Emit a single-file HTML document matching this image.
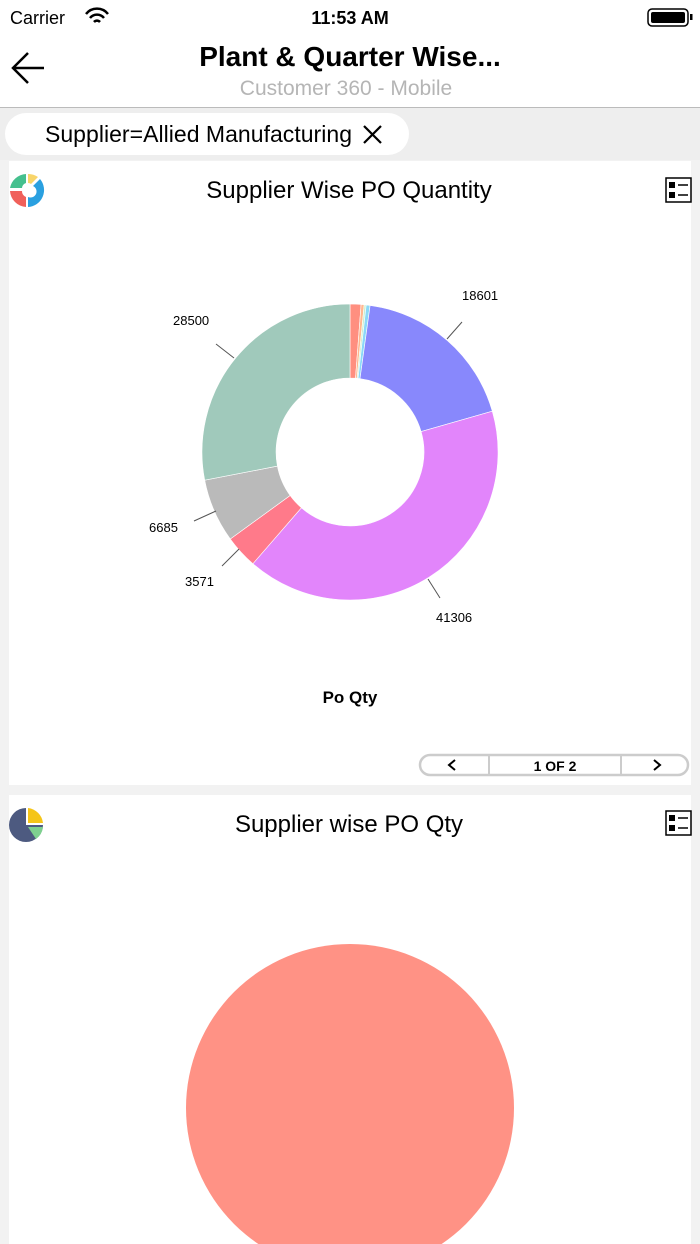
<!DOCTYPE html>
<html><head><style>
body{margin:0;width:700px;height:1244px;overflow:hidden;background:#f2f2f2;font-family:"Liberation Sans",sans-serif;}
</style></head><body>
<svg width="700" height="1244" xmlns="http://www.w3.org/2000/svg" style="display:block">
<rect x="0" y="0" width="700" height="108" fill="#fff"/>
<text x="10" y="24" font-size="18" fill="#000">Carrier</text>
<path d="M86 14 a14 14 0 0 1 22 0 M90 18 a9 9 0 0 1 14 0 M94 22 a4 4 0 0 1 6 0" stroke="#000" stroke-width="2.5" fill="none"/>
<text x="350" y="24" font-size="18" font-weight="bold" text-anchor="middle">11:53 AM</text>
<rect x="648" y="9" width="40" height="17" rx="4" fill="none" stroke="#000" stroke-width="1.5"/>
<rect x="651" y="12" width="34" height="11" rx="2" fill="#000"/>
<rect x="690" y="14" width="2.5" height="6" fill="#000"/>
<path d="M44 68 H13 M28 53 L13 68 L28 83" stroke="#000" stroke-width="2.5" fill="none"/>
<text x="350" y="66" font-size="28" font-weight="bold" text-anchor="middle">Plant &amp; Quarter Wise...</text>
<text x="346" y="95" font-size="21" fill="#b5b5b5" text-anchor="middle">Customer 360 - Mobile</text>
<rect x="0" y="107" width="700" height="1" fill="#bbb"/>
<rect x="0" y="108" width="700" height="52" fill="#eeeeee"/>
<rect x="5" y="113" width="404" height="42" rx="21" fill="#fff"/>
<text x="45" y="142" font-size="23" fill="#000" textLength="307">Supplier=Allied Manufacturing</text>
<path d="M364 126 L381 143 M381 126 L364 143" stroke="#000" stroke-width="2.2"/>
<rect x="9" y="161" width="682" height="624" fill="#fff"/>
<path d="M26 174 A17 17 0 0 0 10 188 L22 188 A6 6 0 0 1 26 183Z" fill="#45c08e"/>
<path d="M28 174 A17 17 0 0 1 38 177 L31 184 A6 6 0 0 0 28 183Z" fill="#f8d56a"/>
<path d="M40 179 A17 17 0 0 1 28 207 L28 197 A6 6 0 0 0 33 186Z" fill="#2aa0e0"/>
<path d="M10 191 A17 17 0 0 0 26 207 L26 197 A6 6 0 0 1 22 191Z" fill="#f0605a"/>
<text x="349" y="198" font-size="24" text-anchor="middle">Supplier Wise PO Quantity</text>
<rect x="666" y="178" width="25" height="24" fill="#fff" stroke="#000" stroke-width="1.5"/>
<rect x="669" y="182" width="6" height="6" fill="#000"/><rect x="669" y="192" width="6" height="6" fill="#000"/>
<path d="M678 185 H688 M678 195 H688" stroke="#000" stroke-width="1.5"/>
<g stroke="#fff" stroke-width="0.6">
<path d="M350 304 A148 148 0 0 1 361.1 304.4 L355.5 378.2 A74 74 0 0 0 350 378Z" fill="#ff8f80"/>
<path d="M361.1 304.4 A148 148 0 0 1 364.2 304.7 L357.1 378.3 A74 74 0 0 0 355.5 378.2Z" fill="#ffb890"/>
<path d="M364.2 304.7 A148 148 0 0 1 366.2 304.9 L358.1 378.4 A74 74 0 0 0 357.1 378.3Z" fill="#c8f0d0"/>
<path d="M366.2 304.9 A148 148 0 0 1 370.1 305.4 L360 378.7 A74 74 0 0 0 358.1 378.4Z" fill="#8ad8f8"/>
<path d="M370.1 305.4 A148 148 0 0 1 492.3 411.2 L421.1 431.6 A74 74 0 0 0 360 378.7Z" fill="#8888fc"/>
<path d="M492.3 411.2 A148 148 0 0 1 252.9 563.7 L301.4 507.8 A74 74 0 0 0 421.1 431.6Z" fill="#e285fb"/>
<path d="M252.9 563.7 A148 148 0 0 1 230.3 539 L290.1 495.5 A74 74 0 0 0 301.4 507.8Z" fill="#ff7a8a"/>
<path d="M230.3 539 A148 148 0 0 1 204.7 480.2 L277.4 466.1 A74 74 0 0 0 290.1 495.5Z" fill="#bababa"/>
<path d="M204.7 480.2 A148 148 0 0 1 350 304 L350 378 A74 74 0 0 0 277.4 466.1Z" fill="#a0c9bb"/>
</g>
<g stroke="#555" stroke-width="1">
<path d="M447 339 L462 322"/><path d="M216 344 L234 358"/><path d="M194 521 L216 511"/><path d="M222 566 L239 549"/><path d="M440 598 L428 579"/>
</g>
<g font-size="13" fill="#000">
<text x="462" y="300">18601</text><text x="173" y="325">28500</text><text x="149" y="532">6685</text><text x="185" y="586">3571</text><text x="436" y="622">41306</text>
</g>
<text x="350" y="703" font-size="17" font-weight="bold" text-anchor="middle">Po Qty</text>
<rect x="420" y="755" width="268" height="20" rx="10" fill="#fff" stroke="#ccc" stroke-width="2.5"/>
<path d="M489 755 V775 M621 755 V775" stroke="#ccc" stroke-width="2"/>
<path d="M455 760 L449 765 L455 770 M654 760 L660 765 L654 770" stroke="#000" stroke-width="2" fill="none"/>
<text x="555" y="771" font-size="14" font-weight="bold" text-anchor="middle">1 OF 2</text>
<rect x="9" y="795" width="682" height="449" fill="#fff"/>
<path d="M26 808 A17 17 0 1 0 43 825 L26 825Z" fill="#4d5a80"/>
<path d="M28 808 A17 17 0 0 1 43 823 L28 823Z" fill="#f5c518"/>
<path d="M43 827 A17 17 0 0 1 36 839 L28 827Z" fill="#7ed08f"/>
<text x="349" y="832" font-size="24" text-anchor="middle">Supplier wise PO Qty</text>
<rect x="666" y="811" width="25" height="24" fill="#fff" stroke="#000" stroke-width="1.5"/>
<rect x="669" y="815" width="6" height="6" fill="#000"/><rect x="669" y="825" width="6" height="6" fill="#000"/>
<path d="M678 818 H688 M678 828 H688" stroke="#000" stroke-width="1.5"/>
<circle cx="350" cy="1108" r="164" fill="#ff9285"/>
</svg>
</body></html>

+++

Restate the data above exactly, stripping out each image.

■ Written solution:
Emit a single-file HTML document matching this image.
<!DOCTYPE html>
<html><head><style>
body{margin:0;width:700px;height:1244px;overflow:hidden;background:#f2f2f2;font-family:"Liberation Sans",sans-serif;}
</style></head><body>
<svg width="700" height="1244" xmlns="http://www.w3.org/2000/svg" style="display:block">
<rect x="0" y="0" width="700" height="108" fill="#fff"/>
<text x="10" y="24" font-size="18" fill="#000">Carrier</text>
<path d="M86 14 a14 14 0 0 1 22 0 M90 18 a9 9 0 0 1 14 0 M94 22 a4 4 0 0 1 6 0" stroke="#000" stroke-width="2.5" fill="none"/>
<text x="350" y="24" font-size="18" font-weight="bold" text-anchor="middle">11:53 AM</text>
<rect x="648" y="9" width="40" height="17" rx="4" fill="none" stroke="#000" stroke-width="1.5"/>
<rect x="651" y="12" width="34" height="11" rx="2" fill="#000"/>
<rect x="690" y="14" width="2.5" height="6" fill="#000"/>
<path d="M44 68 H13 M28 53 L13 68 L28 83" stroke="#000" stroke-width="2.5" fill="none"/>
<text x="350" y="66" font-size="28" font-weight="bold" text-anchor="middle">Plant &amp; Quarter Wise...</text>
<text x="346" y="95" font-size="21" fill="#b5b5b5" text-anchor="middle">Customer 360 - Mobile</text>
<rect x="0" y="107" width="700" height="1" fill="#bbb"/>
<rect x="0" y="108" width="700" height="52" fill="#eeeeee"/>
<rect x="5" y="113" width="404" height="42" rx="21" fill="#fff"/>
<text x="45" y="142" font-size="23" fill="#000" textLength="307">Supplier=Allied Manufacturing</text>
<path d="M364 126 L381 143 M381 126 L364 143" stroke="#000" stroke-width="2.2"/>
<rect x="9" y="161" width="682" height="624" fill="#fff"/>
<path d="M26 174 A17 17 0 0 0 10 188 L22 188 A6 6 0 0 1 26 183Z" fill="#45c08e"/>
<path d="M28 174 A17 17 0 0 1 38 177 L31 184 A6 6 0 0 0 28 183Z" fill="#f8d56a"/>
<path d="M40 179 A17 17 0 0 1 28 207 L28 197 A6 6 0 0 0 33 186Z" fill="#2aa0e0"/>
<path d="M10 191 A17 17 0 0 0 26 207 L26 197 A6 6 0 0 1 22 191Z" fill="#f0605a"/>
<text x="349" y="198" font-size="24" text-anchor="middle">Supplier Wise PO Quantity</text>
<rect x="666" y="178" width="25" height="24" fill="#fff" stroke="#000" stroke-width="1.5"/>
<rect x="669" y="182" width="6" height="6" fill="#000"/><rect x="669" y="192" width="6" height="6" fill="#000"/>
<path d="M678 185 H688 M678 195 H688" stroke="#000" stroke-width="1.5"/>
<g stroke="#fff" stroke-width="0.6">
<path d="M350 304 A148 148 0 0 1 361.1 304.4 L355.5 378.2 A74 74 0 0 0 350 378Z" fill="#ff8f80"/>
<path d="M361.1 304.4 A148 148 0 0 1 364.2 304.7 L357.1 378.3 A74 74 0 0 0 355.5 378.2Z" fill="#ffb890"/>
<path d="M364.2 304.7 A148 148 0 0 1 366.2 304.9 L358.1 378.4 A74 74 0 0 0 357.1 378.3Z" fill="#c8f0d0"/>
<path d="M366.2 304.9 A148 148 0 0 1 370.1 305.4 L360 378.7 A74 74 0 0 0 358.1 378.4Z" fill="#8ad8f8"/>
<path d="M370.1 305.4 A148 148 0 0 1 492.3 411.2 L421.1 431.6 A74 74 0 0 0 360 378.7Z" fill="#8888fc"/>
<path d="M492.3 411.2 A148 148 0 0 1 252.9 563.7 L301.4 507.8 A74 74 0 0 0 421.1 431.6Z" fill="#e285fb"/>
<path d="M252.9 563.7 A148 148 0 0 1 230.3 539 L290.1 495.5 A74 74 0 0 0 301.4 507.8Z" fill="#ff7a8a"/>
<path d="M230.3 539 A148 148 0 0 1 204.7 480.2 L277.4 466.1 A74 74 0 0 0 290.1 495.5Z" fill="#bababa"/>
<path d="M204.7 480.2 A148 148 0 0 1 350 304 L350 378 A74 74 0 0 0 277.4 466.1Z" fill="#a0c9bb"/>
</g>
<g stroke="#555" stroke-width="1">
<path d="M447 339 L462 322"/><path d="M216 344 L234 358"/><path d="M194 521 L216 511"/><path d="M222 566 L239 549"/><path d="M440 598 L428 579"/>
</g>
<g font-size="13" fill="#000">
<text x="462" y="300">18601</text><text x="173" y="325">28500</text><text x="149" y="532">6685</text><text x="185" y="586">3571</text><text x="436" y="622">41306</text>
</g>
<text x="350" y="703" font-size="17" font-weight="bold" text-anchor="middle">Po Qty</text>
<rect x="420" y="755" width="268" height="20" rx="10" fill="#fff" stroke="#ccc" stroke-width="2.5"/>
<path d="M489 755 V775 M621 755 V775" stroke="#ccc" stroke-width="2"/>
<path d="M455 760 L449 765 L455 770 M654 760 L660 765 L654 770" stroke="#000" stroke-width="2" fill="none"/>
<text x="555" y="771" font-size="14" font-weight="bold" text-anchor="middle">1 OF 2</text>
<rect x="9" y="795" width="682" height="449" fill="#fff"/>
<path d="M26 808 A17 17 0 1 0 43 825 L26 825Z" fill="#4d5a80"/>
<path d="M28 808 A17 17 0 0 1 43 823 L28 823Z" fill="#f5c518"/>
<path d="M43 827 A17 17 0 0 1 36 839 L28 827Z" fill="#7ed08f"/>
<text x="349" y="832" font-size="24" text-anchor="middle">Supplier wise PO Qty</text>
<rect x="666" y="811" width="25" height="24" fill="#fff" stroke="#000" stroke-width="1.5"/>
<rect x="669" y="815" width="6" height="6" fill="#000"/><rect x="669" y="825" width="6" height="6" fill="#000"/>
<path d="M678 818 H688 M678 828 H688" stroke="#000" stroke-width="1.5"/>
<circle cx="350" cy="1108" r="164" fill="#ff9285"/>
</svg>
</body></html>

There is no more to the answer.